(This article is from my professional blog Undercurrent Coaching but I wanted to share it with you here.)
Why do we need to love ourselves? A favored topic among women’s literature and magazines, self-love advice is usually wrapped up in one or two vague and prescriptive lines, like be more confident; believe in yourself; accept who you are.
Has that advice ever helped you to? Probably not.
Love’s complexity is also its’ beauty. Healthy self-love is the full expression of the human spirit and without that sense of inner peace co-existing with the outer world, well — life would be pretty unbearable.
Self-love is what propels us to become better versions of ourselves. It’s not a static end-point — you don’t awake one day, fully self-loving and expect that to continue for the rest of your days.
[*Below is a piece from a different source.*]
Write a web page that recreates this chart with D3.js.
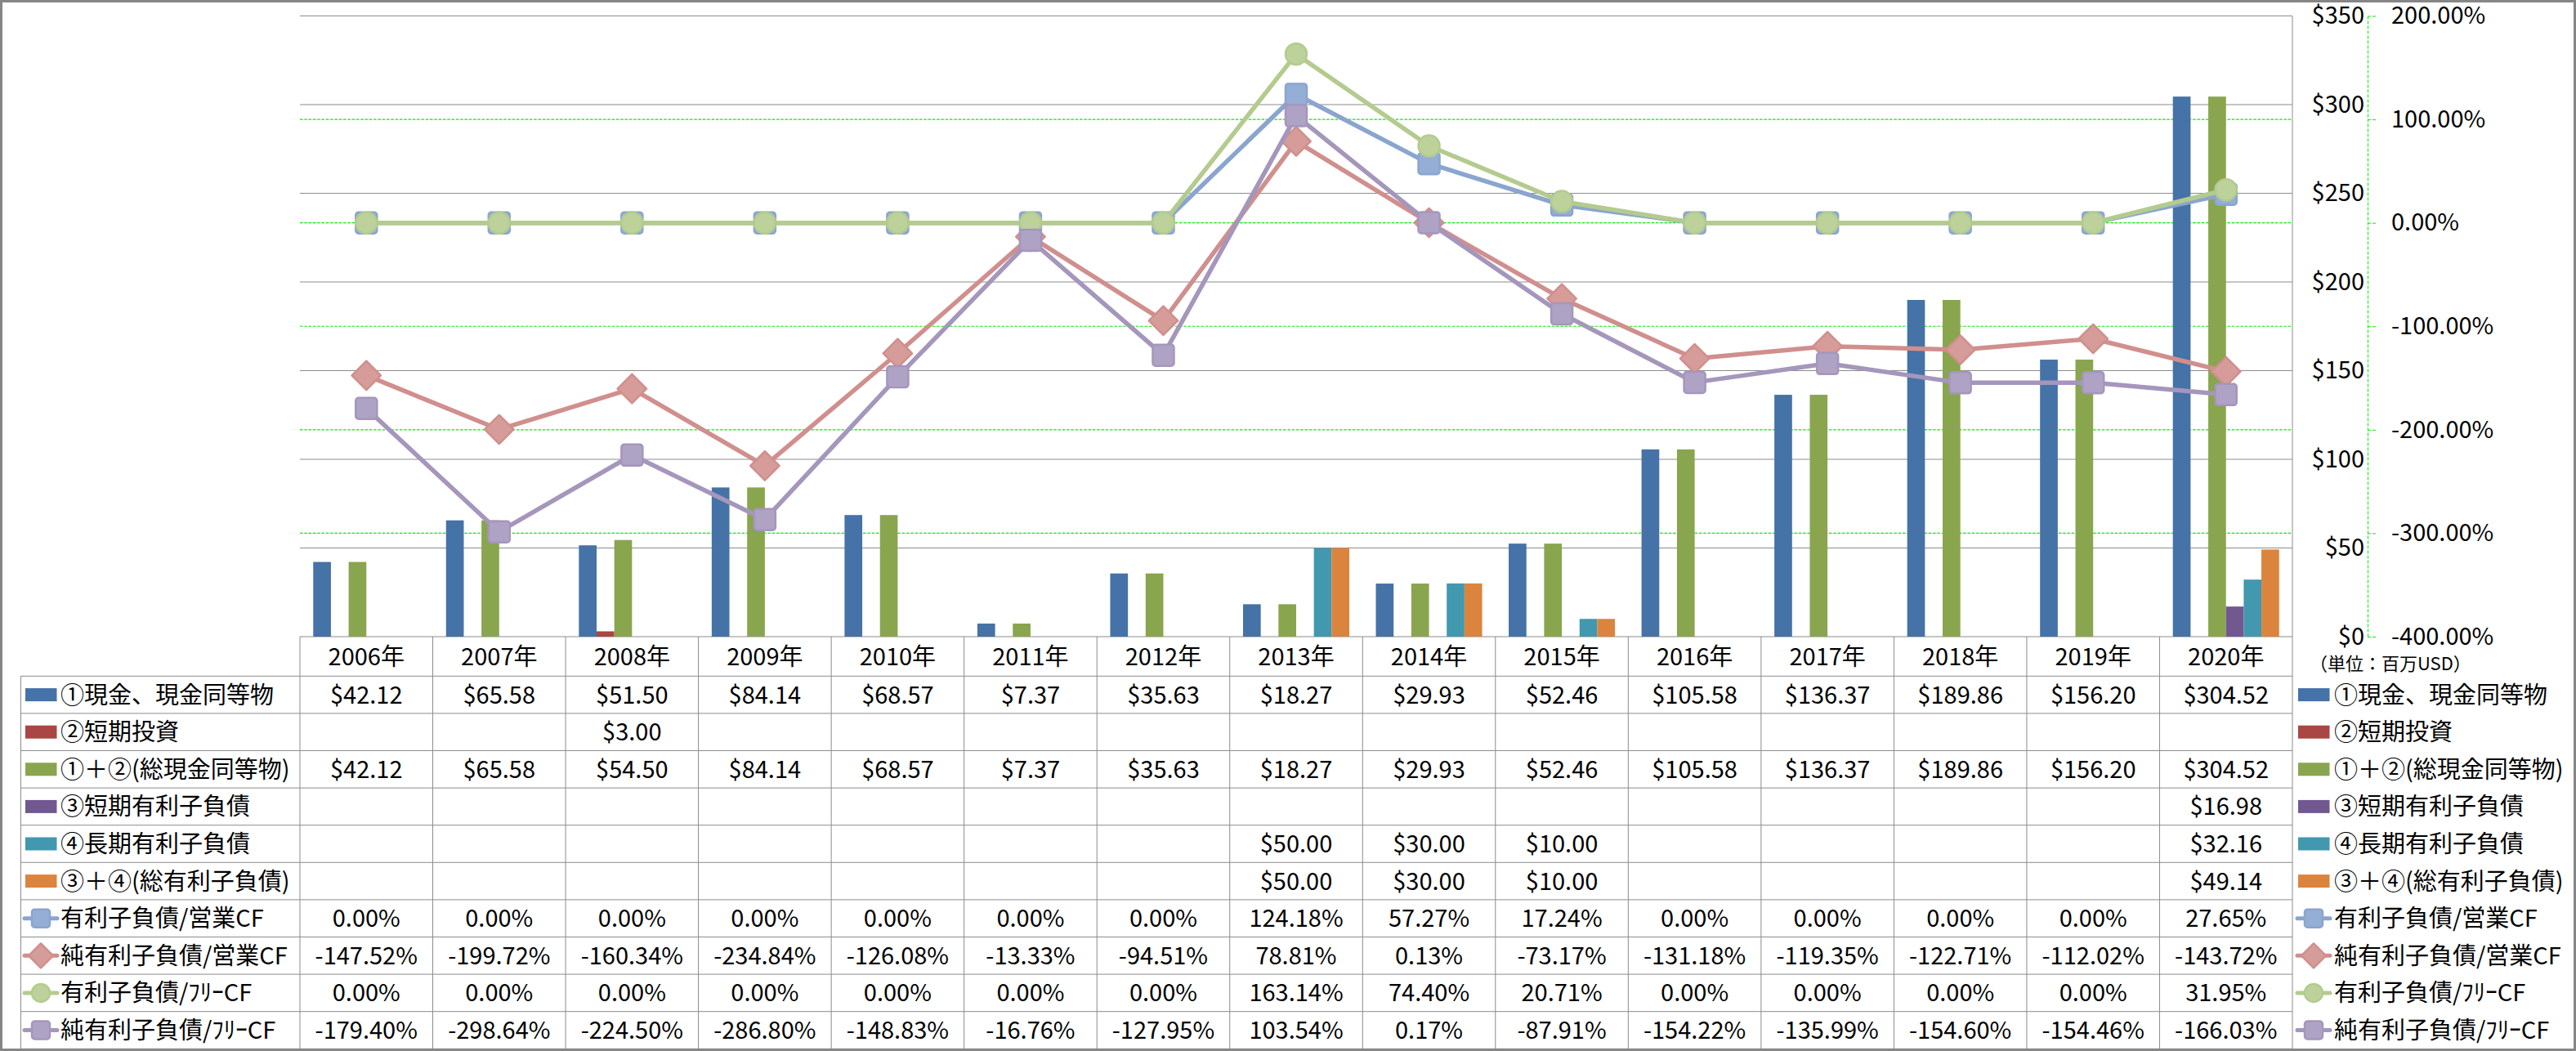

Inspiration and reflection blend seamlessly together. Self-love is the balance between appreciating who you are and discovering who you will become.
Loving the self makes all other expressions of love visible. Like a house of cards, each layer depends upon the strength of the former, yet, each new layer, an extension of trust too.
Love of anything or anyone depends upon how much of yourself you see reflected within it. You soon recognize there is no separation between you and the other – somehow, you understand it’s all connected.
It’s one thing to intellectual say this and another to viscerally experience it. In the state of lucid acceptance, judgment of self is nearly impossible – and this ushers in the realization that self-love is possible when you stop being critical of yourself and appreciate the simplicity of being you.
What does it take to actually love yourself? There are conditions which bring about this desired level of awareness, and it’s comprised of virtues like openness, patience, acceptance, benevolence– you know, all those admirable human traits that have been around since the dawn of time.
But one important component to receiving self-love is, paradoxically, the experience of pain. Pain shapes how we navigate the world – pain’s lingering nature has the ability to haunt and torment long after the cause. In understanding your pain, you can understand your freedom too.
“There is a secrete medicine given only to those who hurt so hard they can’t hope – the hopers would feel slighted if they knew…” -Rumi
What this medicine is will vary for person to person, but it’s received through the altering of your pain. The transformation to self-loves comes from accepting your pain as your promise. They are inseparable. Until you connect the halves with you, authentic self-love is not possible. No one else can bring these two segments together for you.
Love of self makes all other expressions of love possible for everything we encounter is a mirror of who we are. The more we love and accept our selves, the greater we do the same to others.